Mich persönlich packte das blanke Grauen zu lesen, wie viel Leid Sara und ihrer Mutter ertragen mussten und dabei zu wissen, dass jeder in dem kleinen Dorf in dem Sara mit ihren Eltern lebte, wusste was bei der Familie offensichtlich vor sich geht. Auch sehr realistisch ist es hier, meiner Meinung nach, beschrieben wie sehr die Nachbarn bemüht waren, all dieses Elend nicht zu sehen. Absichtlich wegsahen und es sehr gut verstanden sich ja nicht einzumischen um nicht selbst in diese Spirale zu kommen, welche Sara und ihre Mutter und im späteren Teil dann Sara alleine erlebte. Selbst nahestehende Personen, wie beispielsweise der spätere Lebenspartner von Sara verschloss meiner Meinung nach sehr gut die Augen vor dem Offensichtlichen. Genau dies könnte in diesem Buch die Botschaft sein. Wir Menschen sehen lieber weg um ja nicht selbst in „Gefahr“ zu geraten. Darüber hinaus ist dieses Thema meiner Meinung nach ein absolutes Tabuthema in unserer Gesellschaft und wer es versucht sich anzuvertrauen wird meist belächelt, nicht ernst genommen oder es wird einem gar nicht mal wirklich zugehört. Ich bin mir sicher, dass wir eine sehr hohe Dunkelziffer an häuslicher Gewalt in unserer unmittelbaren Umgebung haben ohne dass diese jemals zur Sprache kommt oder gar aufgedeckt wird. Gerade die vergangenen zwei Jahre im Zeichen von Corona haben gezeigt, unter welchen Umständen viele Frauen und Kinder zu Hause leben. Jedoch möchte ich damit aber nicht behaupten, dass nur Frauen und Kinder Opfer von häuslicher Gewalt sind. Auch Männer können ebenso betroffen sein und ich vermute, da ist die Dunkelziffer nochmal höher, weil der „starke“ Mann niemals Schwäche zeigen würde.

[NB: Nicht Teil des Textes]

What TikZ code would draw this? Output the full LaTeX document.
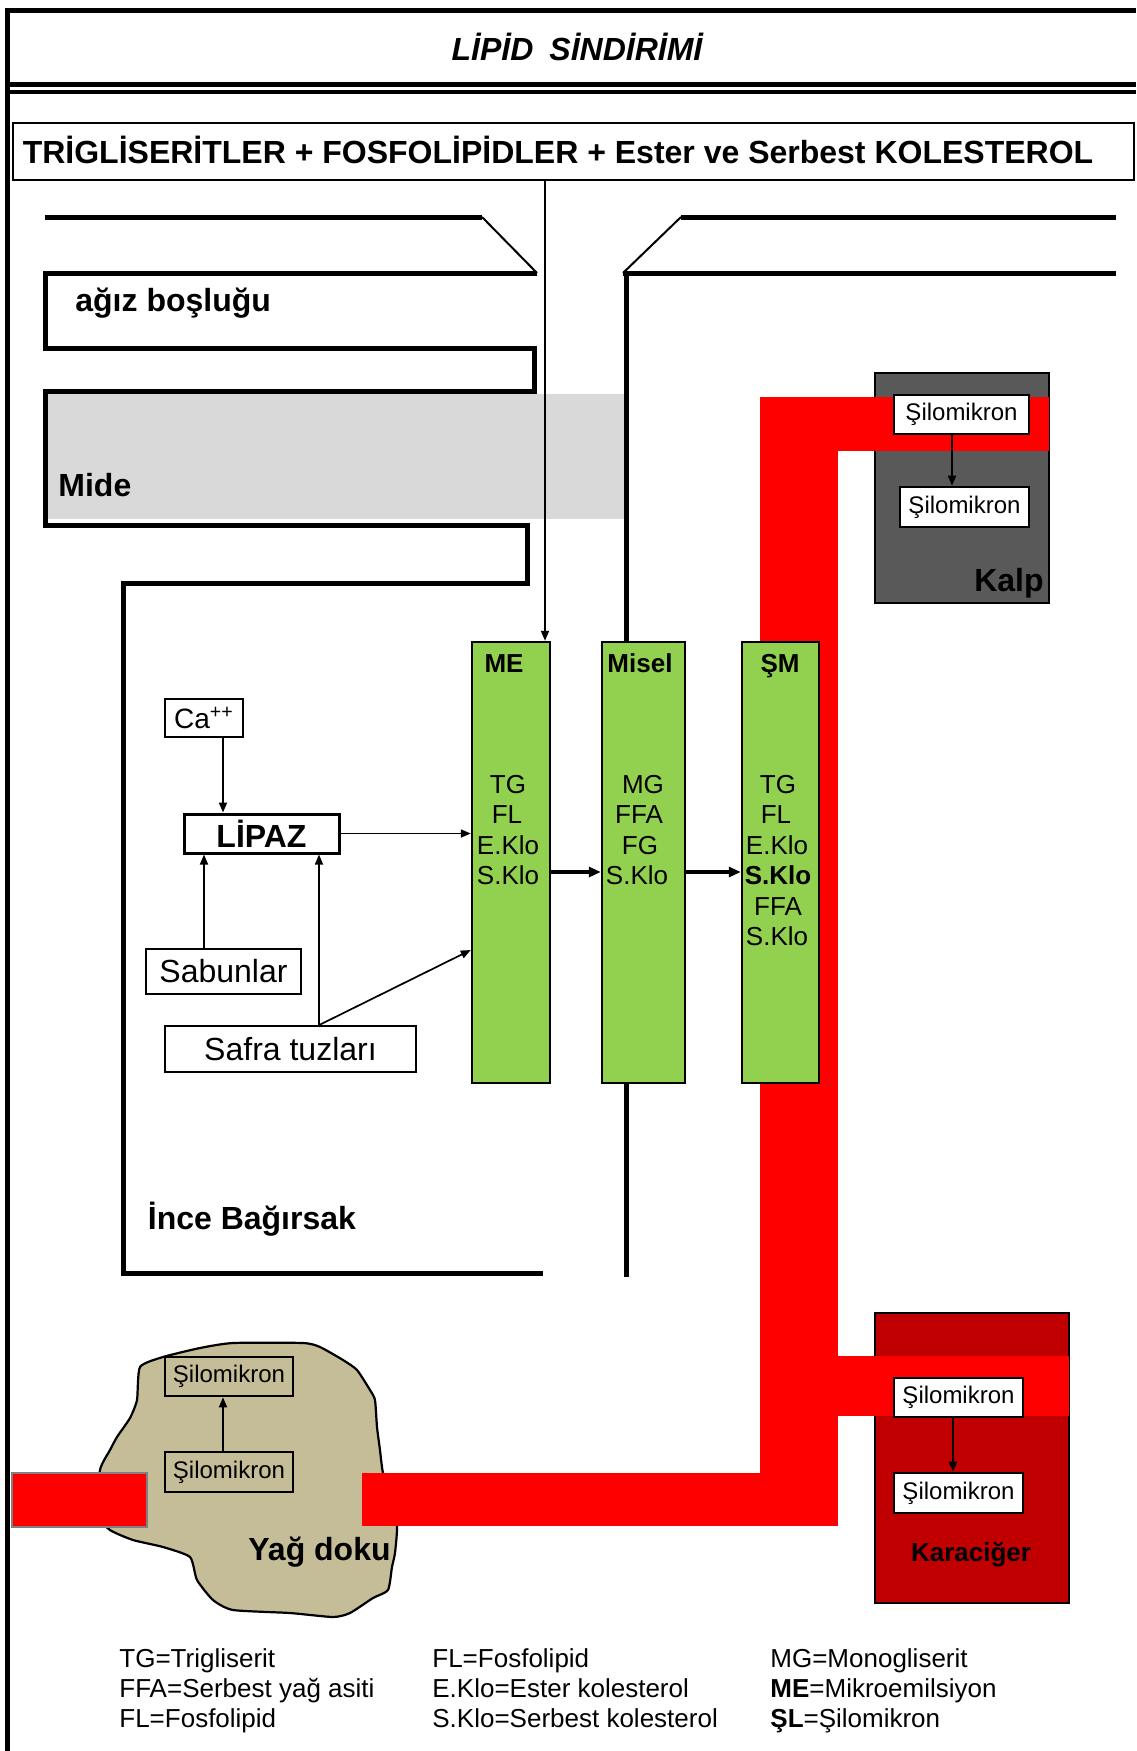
\documentclass[tikz,border=0pt]{standalone}
\usepackage{fontspec}
\setmainfont{Liberation Sans}
\usetikzlibrary{arrows.meta,calc}
\definecolor{lgreen}{HTML}{92D050}
\definecolor{midegray}{HTML}{D9D9D9}
\definecolor{kalpgray}{HTML}{595959}
\definecolor{liverred}{HTML}{C00000}
\definecolor{tan}{HTML}{C4BD97}
\definecolor{bandred}{HTML}{FF0000}
\newcommand{\myfs}[1]{\fontsize{#1}{#1}\selectfont}
\begin{document}
\begin{tikzpicture}[x=0.5pt,y=-0.5pt,
  wall/.style={line width=2.5pt},
  arr/.style={line width=0.85pt,-{Triangle[length=5pt,width=4pt]}},
  tarr/.style={line width=1.7pt,-{Triangle[length=6pt,width=5pt]}},
  box/.style={draw,inner sep=0pt,line width=0.9pt},
  gbox/.style={draw,fill=lgreen,line width=1.2pt,minimum height=220.5pt,inner sep=0pt},
  silo/.style={draw,line width=1.3pt,inner sep=0pt,minimum height=19.5pt,minimum width=64.5pt,font=\myfs{12pt}},
  lbl/.style={inner sep=0pt,anchor=base west},
  clbl/.style={inner sep=0pt,anchor=base},
  gtxt/.style={inner sep=0pt,anchor=base,font=\myfs{13pt}},
  big/.style={font=\myfs{16pt}\bfseries}
]
\useasboundingbox (0,0) rectangle (1136,1751);
\fill[white] (0,0) rectangle (1136,1751);

% frame
\draw[line width=2.5pt] (7.5,1751) -- (7.5,10.5) -- (1136,10.5);
\draw[line width=2.2pt] (7.5,84.5) -- (1136,84.5);
\draw[line width=2.2pt] (7.5,92) -- (1136,92);
\node[clbl,font=\myfs{16pt}\bfseries\itshape] (title) at (577,60) {LİPİD\hspace{0.5em}SİNDİRİMİ};

% top box
\node[box,line width=1pt,minimum width=560.5pt,minimum height=28.5pt] (trig) at (573.5,151.5) {};
\node[clbl,big] (trigtxt) at (558,163.5) {TRİGLİSERİTLER + FOSFOLİPİDLER + Ester ve Serbest KOLESTEROL};

% stomach gray
\fill[midegray] (45,394) rectangle (624,519);

% left funnel walls
\draw[wall] (45,217) -- (482,217);
\draw[line width=1pt] (482,217) -- (537,273);
\draw[wall] (537,273) -- (45,273) -- (45,348.5) -- (534,348.5) -- (534,391.5) -- (45,391.5) -- (45,525.5) -- (527.5,525.5) -- (527.5,583) -- (123,583) -- (123,1273) -- (543,1273);
% right funnel walls
\draw[line width=1pt] (681,217) -- (623,273);
\draw[wall] (681,217) -- (1116,217);
\draw[wall] (623,273) -- (1116,273);

\node[lbl,big] (agiz) at (75,311) {ağız boşluğu};
\node[lbl,big] (mide) at (58,496) {Mide};
\node[lbl,big] (ince) at (147.5,1229) {İnce Bağırsak};

% organs
\node[draw,fill=kalpgray,line width=1pt,minimum width=87pt,minimum height=115pt,inner sep=0pt] (kalp) at (962,488) {};
\node[draw,fill=liverred,line width=1.2pt,minimum width=97pt,minimum height=145pt,inner sep=0pt] (liver) at (972,1458) {};

% fat tissue blob
\begin{scope}[shift={(250,1480)}]
\draw[fill=tan,line width=1.1pt,line join=round]
  plot[smooth cycle,tension=0.35] coordinates {(-110,-113) (-87,-123) (-50,-132) (-17,-137) (53,-137) (70,-133) (93,-120) (107,-110) (120,-90) (125,-80) (127,-53) (130,-30) (133,-7) (142,20) (147,47) (145,73) (142,87) (138,110) (123,118) (100,133) (83,137) (40,133) (-17,130) (-37,120) (-53,100) (-60,77) (-87,67) (-117,60) (-140,50) (-152,35) (-150,-10) (-140,-30) (-133,-43) (-120,-62) (-113,-80)};
\end{scope}

% red bands
\fill[bandred] (760,397) rectangle (838,1526);
\fill[bandred] (760,397) rectangle (1049,451);
\fill[bandred] (838,1356) rectangle (1069,1416);
\fill[bandred] (362,1473) rectangle (838,1526);
\filldraw[fill=bandred,draw=gray,line width=1pt] (12,1473) rectangle (147,1527);

% green boxes
\node[gbox,minimum width=39pt] (me) at (511,862.5) {};
\node[gbox,minimum width=41.5pt] (misel) at (643.5,862.5) {};
\node[gbox,minimum width=38.5pt] (sm) at (780.5,862.5) {};

% right vertical wall, interrupted by Misel
\coordinate (wx) at (626,273);
\draw[wall] (wx) -- (wx |- misel.north);
\coordinate (wb) at (626,1277);
\draw[wall] (wb |- misel.south) -- (wb);

\node[gtxt,font=\myfs{13pt}\bfseries] (meh) at (504,672) {ME};
\node[gtxt,font=\myfs{13pt}\bfseries] (miselh) at (640,672) {Misel};
\node[gtxt,font=\myfs{13pt}\bfseries] (smh) at (780,672) {ŞM};

\node[gtxt] (me1) at (508,793) {TG};
\node[gtxt] (me2) at (507,823.5) {FL};
\node[gtxt] (me3) at (508,854) {E.Klo};
\node[gtxt] (me4) at (508,884.5) {S.Klo};

\node[gtxt] (mi1) at (643,793) {MG};
\node[gtxt] (mi2) at (639,823.5) {FFA};
\node[gtxt] (mi3) at (640,854) {FG};
\node[gtxt] (mi4) at (637,884.5) {S.Klo};

\node[gtxt] (sm1) at (778,793) {TG};
\node[gtxt] (sm2) at (776,823.5) {FL};
\node[gtxt] (sm3) at (777,854) {E.Klo};
\node[gtxt,font=\myfs{13pt}\bfseries] (sm4) at (778,884.5) {S.Klo};
\node[gtxt] (sm5) at (778,915) {FFA};
\node[gtxt] (sm6) at (777,945.5) {S.Klo};

% arrow from top box into ME
\coordinate (meA) at (545,642);
\draw[arr] (trig.south -| meA) -- (meA |- me.north);

% thick arrows between green boxes
\coordinate (ya) at (0,872);
\draw[tarr] (me.east |- ya) -- (misel.west |- ya);
\draw[tarr] (misel.east |- ya) -- (sm.west |- ya);

% lipase cluster
\node[box,minimum width=39pt,minimum height=19pt,font=\myfs{14pt}] (ca) at (204,718) {Ca\textsuperscript{++}};
\node[box,line width=1.5pt,minimum width=77.5pt,minimum height=19.5pt,big] (lipaz) at (261.5,833.5) {LİPAZ};
\node[box,minimum width=77.5pt,minimum height=22.5pt,font=\myfs{16pt}] (sab) at (223.5,971.5) {Sabunlar};
\node[box,minimum width=125.5pt,minimum height=23pt,font=\myfs{16pt}] (safra) at (290.5,1049) {Safra tuzları};

\coordinate (cax) at (223,0);
\draw[arr] (ca.south -| cax) -- (lipaz.north -| cax);
\coordinate (sbx) at (204,0);
\draw[arr] (sab.north -| sbx) -- (lipaz.south -| sbx);
\coordinate (sfx) at (319,0);
\draw[arr] (safra.north -| sfx) -- (lipaz.south -| sfx);
\coordinate (mey) at (0,950);
\draw[arr] (safra.north -| sfx) -- (me.west |- mey);
\draw[arr] (lipaz.east) -- (lipaz.east -| me.west);

% heart
\node[silo,fill=white,minimum width=67.5pt] (k1) at (961.5,414.5) {Şilomikron};
\node[silo,fill=white,minimum width=64.5pt,minimum height=20pt] (k2) at (964.5,507) {Şilomikron};
\coordinate (kx) at (952,0);
\draw[arr] (k1.south -| kx) -- (k2.north -| kx);
\node[inner sep=0pt,anchor=base east,big] (kalpl) at (1044,591) {Kalp};

% liver
\node[silo,fill=white] (l1) at (958.5,1397.5) {Şilomikron};
\node[silo,fill=white,minimum height=20pt] (l2) at (958.5,1493) {Şilomikron};
\coordinate (lx) at (953,0);
\draw[arr] (l1.south -| lx) -- (l2.north -| lx);
\node[clbl,font=\myfs{13pt}\bfseries] (liverl) at (971,1561) {Karaciğer};

% fat tissue
\node[silo,minimum width=64pt] (f1) at (229,1376.5) {Şilomikron};
\node[silo,minimum width=64pt,minimum height=20pt] (f2) at (229,1472) {Şilomikron};
\coordinate (fx) at (223,0);
\draw[arr] (f2.north -| fx) -- (f1.south -| fx);
\node[lbl,big] (yag) at (248,1560) {Yağ doku};

% legend
\begin{scope}[every node/.style={lbl,font=\myfs{13pt}}]
\node (g1) at (119,1667) {TG=Trigliserit};
\node (g2) at (119,1697) {FFA=Serbest yağ asiti};
\node (g3) at (119,1727) {FL=Fosfolipid};
\node (g4) at (432,1667) {FL=Fosfolipid};
\node (g5) at (432,1697) {E.Klo=Ester kolesterol};
\node (g6) at (432,1727) {S.Klo=Serbest kolesterol};
\node (g7) at (770,1667) {MG=Monogliserit};
\node (g8) at (770,1697) {\textbf{ME}=Mikroemilsiyon};
\node (g9) at (770,1727) {\textbf{ŞL}=Şilomikron};
\end{scope}
\end{tikzpicture}
\end{document}
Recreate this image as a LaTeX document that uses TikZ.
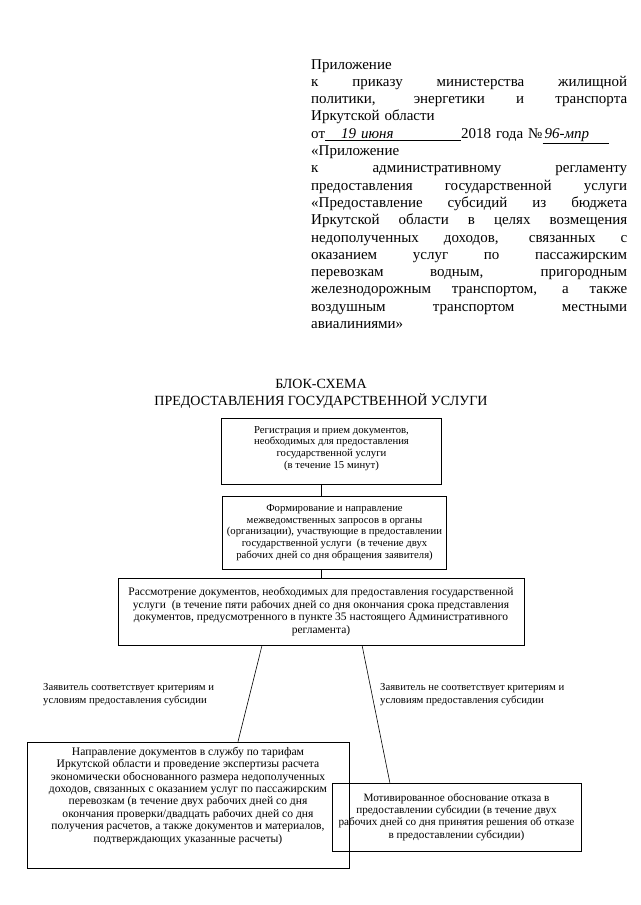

Auf Grund aktueller Statistiken bezüglich dieses Themas, kommt das Buch von Hera Lind meiner Meinung nach genau zu richtigen Zeit um dem Leser und auch der Gesellschaft zu zeige, dass es so nicht mehr weitergehen kann ja überhaupt gar nicht so weitergehen darf.

Grausam genug ist es, was Sara widerfahren ist, doch auch der Verlauf der Geschichte und das Sara sich traut, sich zu wehren machen zwar einerseits Mut, zeigt aber auch wie schnell dieses „sich wehren“ nach hinten los gehen kann und das eigentliche „Opfer“ plötzlich kein Opfer mehr ist. (An dieser Stelle würde ich gerne noch ausführlicher meine Gedanken zu schreiben, könnte dies aber nicht ohne zu Spoilern, was ich natürlich auch auf keinen Fall möchte)

Fazit:
Ein schockierender Tatsachenroman, der schonungslos und ohne Verschleierung das Leben der jungen Sara von ihrer Kindheit bis zu der Zeit als sie selbst schon Mutter ist und doch immer noch unter der Gewalttaten ihres Vaters leidet. Dieses Buch rüttelt wach und zeigt, so geht es einfach nicht weiter. Ein Buch, welches man meiner Meinung nach unbedingt lesen sollte.